Pour moi ça me renvoie à un terrain précis, limité, mais où je sens avoir à m’enfoncer de plus en plus : celui des banlieues où il y a des enjeux du vivre ensemble, des enjeux dans le combat entre déshumanisation et humanisation à travers toutes les formes de précarisation ou de violences mais aussi de solidarité, d’accueil de l’autre. Un terrain où d’autres sont à l’œuvre aussi dans les quartiers, les réseaux associatifs, les écoles, d’autres pour qui j’ai à rendre grâce.

Pour d’autres membres d’instituts ce seront d’autres terrain. On découvre en commun (et nos fraternités sont là pour nous y aider à travers les partages de vie) que plus on cherche à entrer en profondeur dans une humanité, plus on est renvoyé à l’accueil du don du Christ et plus on cherche à contempler la vie du Christ plus on est renvoyé à une ouverture à  l’humain, même si ça se vit avec beaucoup de  ratés.

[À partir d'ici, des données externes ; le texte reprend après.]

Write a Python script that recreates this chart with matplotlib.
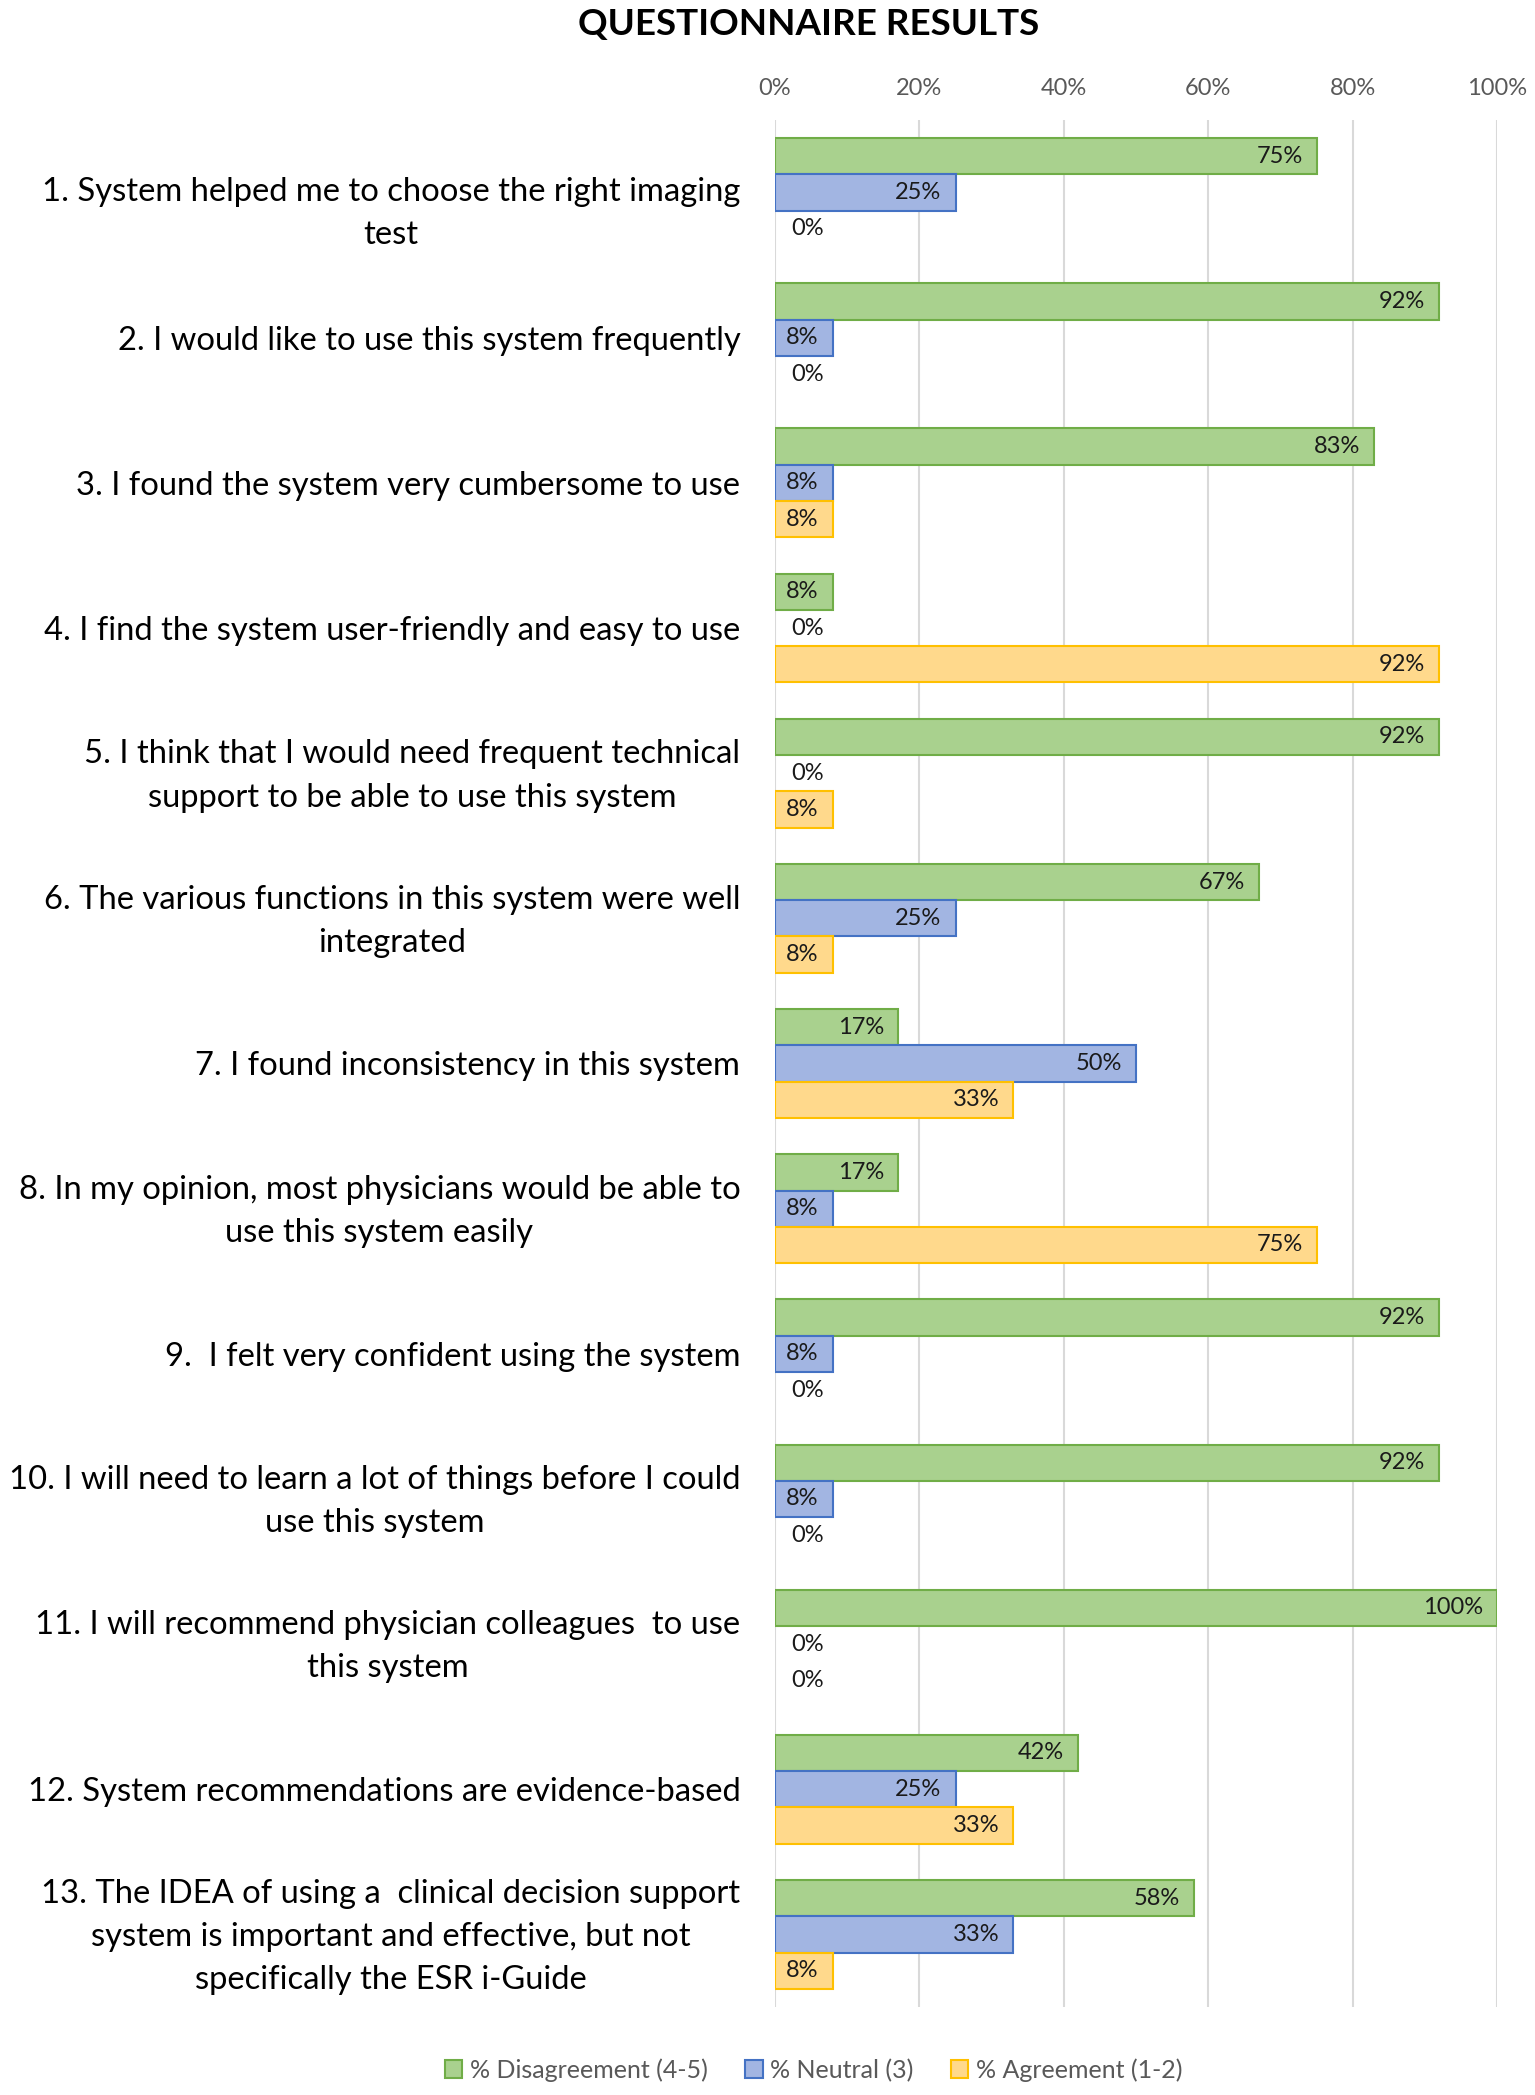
import matplotlib
matplotlib.use("Agg")
import matplotlib.pyplot as plt
from matplotlib.patches import Patch
import numpy as np

categories = [
    "1. System helped me to choose the right imaging\ntest",
    "2. I would like to use this system frequently",
    "3. I found the system very cumbersome to use",
    "4. I find the system user-friendly and easy to use",
    "5. I think that I would need frequent technical\nsupport to be able to use this system",
    "6. The various functions in this system were well\nintegrated",
    "7. I found inconsistency in this system",
    "8. In my opinion, most physicians would be able to\nuse this system easily",
    "9.  I felt very confident using the system",
    "10. I will need to learn a lot of things before I could\nuse this system",
    "11. I will recommend physician colleagues  to use\nthis system",
    "12. System recommendations are evidence-based",
    "13. The IDEA of using a  clinical decision support\nsystem is important and effective, but not\nspecifically the ESR i-Guide",
]
disagreement = [75, 92, 83, 8, 92, 67, 17, 17, 92, 92, 100, 42, 58]
neutral = [25, 8, 8, 0, 0, 25, 50, 8, 8, 8, 0, 25, 33]
agreement = [0, 0, 8, 92, 8, 8, 33, 75, 0, 0, 0, 33, 8]
series_names = ["% Disagreement (4-5)", "% Neutral (3)", "% Agreement (1-2)"]
x_ticks = [0, 20, 40, 60, 80, 100]

fills = ["#A9D18E", "#A2B5E2", "#FFD98C"]
edges = ["#70AD47", "#4472C4", "#FFC000"]

plt.rcParams['font.family'] = ['Lato', 'DejaVu Sans']

W, H = 1535, 2095
fig = plt.figure(figsize=(W / 100, H / 100), dpi=100)
ax = fig.add_axes([775 / W, 1 - 2007 / H, (1497 - 775) / W, (2007 - 120) / H])

n = len(categories)
y = np.arange(n)
bh = 0.25
all_series = [disagreement, neutral, agreement]
for k, vals in enumerate(all_series):
    pos = y + (k - 1) * bh
    lws = [1.5 if v > 0 else 0 for v in vals]
    ax.barh(pos, vals, height=bh, color=fills[k], edgecolor=edges[k],
            linewidth=lws, zorder=3)
    for p, v in zip(pos, vals):
        if v < 6:
            ax.annotate(f"{v}%", xy=(0, p), xytext=(12, 0),
                        textcoords="offset points", ha="left", va="center",
                        fontsize=17, color="#1a1a1a", zorder=4)
        else:
            ax.annotate(f"{v}%", xy=(v, p), xytext=(-10, 0),
                        textcoords="offset points", ha="right", va="center",
                        fontsize=17, color="#1a1a1a", zorder=4)

ax.set_xlim(0, 100)
ax.set_ylim(n - 0.5, -0.5)
ax.set_xticks(x_ticks)
ax.set_xticklabels([f"{t}%" for t in x_ticks], fontsize=17, color="#595959")
ax.xaxis.tick_top()
ax.tick_params(axis="x", length=0, pad=15)
ax.set_yticks(y)
ax.set_yticklabels([])
ax.tick_params(axis="y", length=0)

# category labels (first one sits slightly low in the original)
for i, lab in enumerate(categories):
    dy = -15 if i == 0 else -2
    ax.annotate(lab, xy=(0, y[i]), xytext=(-25, dy), textcoords="offset points",
                ha="right", va="center", fontsize=23.6, color="#000000",
                multialignment="center", linespacing=1.55,
                annotation_clip=False)

ax.grid(axis="x", color="#D9D9D9", linewidth=1.5, zorder=0)
for s in ax.spines.values():
    s.set_visible(False)

fig.text(0.527, 1 - 25 / H, "QUESTIONNAIRE RESULTS", ha="center", va="center",
         fontsize=26.5, fontweight="bold", color="#000000")

handles = [Patch(facecolor=fills[k], edgecolor=edges[k], linewidth=1.5,
                 label=series_names[k]) for k in range(3)]
fig.legend(handles=handles, loc="center", bbox_to_anchor=(0.53, 1 - 2070 / H),
           ncol=3, frameon=False, fontsize=18, labelcolor="#595959",
           handlelength=0.7, handleheight=0.7, handletextpad=0.3,
           columnspacing=1.5)

fig.savefig("out.png", dpi=100)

Comment dans cet accueil du don du Christ à travers le mystère pascal qui ouvre en nous un chantier de conversion, les conseils évangéliques sont un peu une boussole qui nous aide à essayer de suivre le Christ au plus près ?

Ils se sont exprimés sous la forme des 3 vœux. Suivre le Christ chaste, pauvre et obéissant. Il faudrait peut-être dire d’abord ou aussi fraternel et mettre chasteté, pauvreté, obéissance au service de la recherche de fraternité dans notre monde. En tout cas ils touchent en nous des dimensions fondamentales pour toute personne dans la relation aux autres et à soi-même, dans la relation aux biens et dans la relation au pouvoir. Ils rejoignent le chemin des béatitudes. Les conseils évangéliques sont pour tous mais chaque appel spécifique les exprime avec des accents singuliers

La chasteté du Christ dans l’Evangile m’invite à regarder comment il se lie aux personnes qu’il rencontre ou qui le sollicite. Elle m’invite à regarder ma vie concrète à entendre « ne te dérobe pas à ton semblable » de l’ancien testament, ce qui dans la rencontre des personnes malmenées par la vie n’est pas facile, et en même temps à regarder si ma manière de me lier à eux fait grandir la liberté en eux et en moi. Et là dessus en fraternité on a besoin de s’entraider à le vérifier. Ce n’est jamais gagné ni pour l’un ni pour l’autre aspect.

Par le célibat, dans la vie ordinaire de tout le monde, sans vie communautaire, nous sommes, me semble t’il, appelés à signifier fortement (d’autres signifieront autre chose, car chaque vocation a des accents spécifiques) que notre liberté ne nous appartient pas mais qu’ elle doit nous permettre de prendre des risques au service d’une fraternité sans exclusive (ce qui n’exclut évidemment pas le discernement). Personnellement, ces dernières années, ayant beaucoup côtoyé l’angoisse des personnes sans papiers je suis très interpellée par ces deux aspects : oser prendre des risques pour la fraternité entre les hommes et une fraternité sans exclusive.

La pauvreté du Christ m’invite à m’interroger si la croissance en humanité, celles des autres et la mienne est vraiment le bien le plus précieux pour moi ; plus précieux que les biens matériels. Elle m’incite aussi à regarder dans ma vie de laïque où j’ai un certain nombre de biens à ma disposition (appartement, voiture, livres, etc.) : quel usage j’en fais et pour qui ? Elle m’incite à regarder si j’en suis « gérant » pour le bien d’autres personnes où si je les réserve à mon usage personnel.   Dans une société où l’avoir est si important pouvoir regarder dans une fraternité chrétienne si je possède des biens où s’ils me possèdent n’est pas anodin y compris par rapport à notre manière d’être citoyen

L’obéissance du Christ à son Père me pousse à me demander si dans le concret de mes journées et dans les événements imprévus de la vie qui me bousculent si j’ai à cœur de mettre au centre de ma vie l’unique commandement : « Aimez-vous les uns les autres comme je vous ai aimés

Je crois que les conseils évangéliques dans une vie laïque aussi sont un chemin de dépossession pour que le Christ trouve toute sa place en nous et je crois aussi que le célibat qui nous fait expérimenter une croissance de vie à travers un manque nous invite à croire d’autant plus qu’il y a une croissance de vie possible en tout homme quelles que soient ses blessures.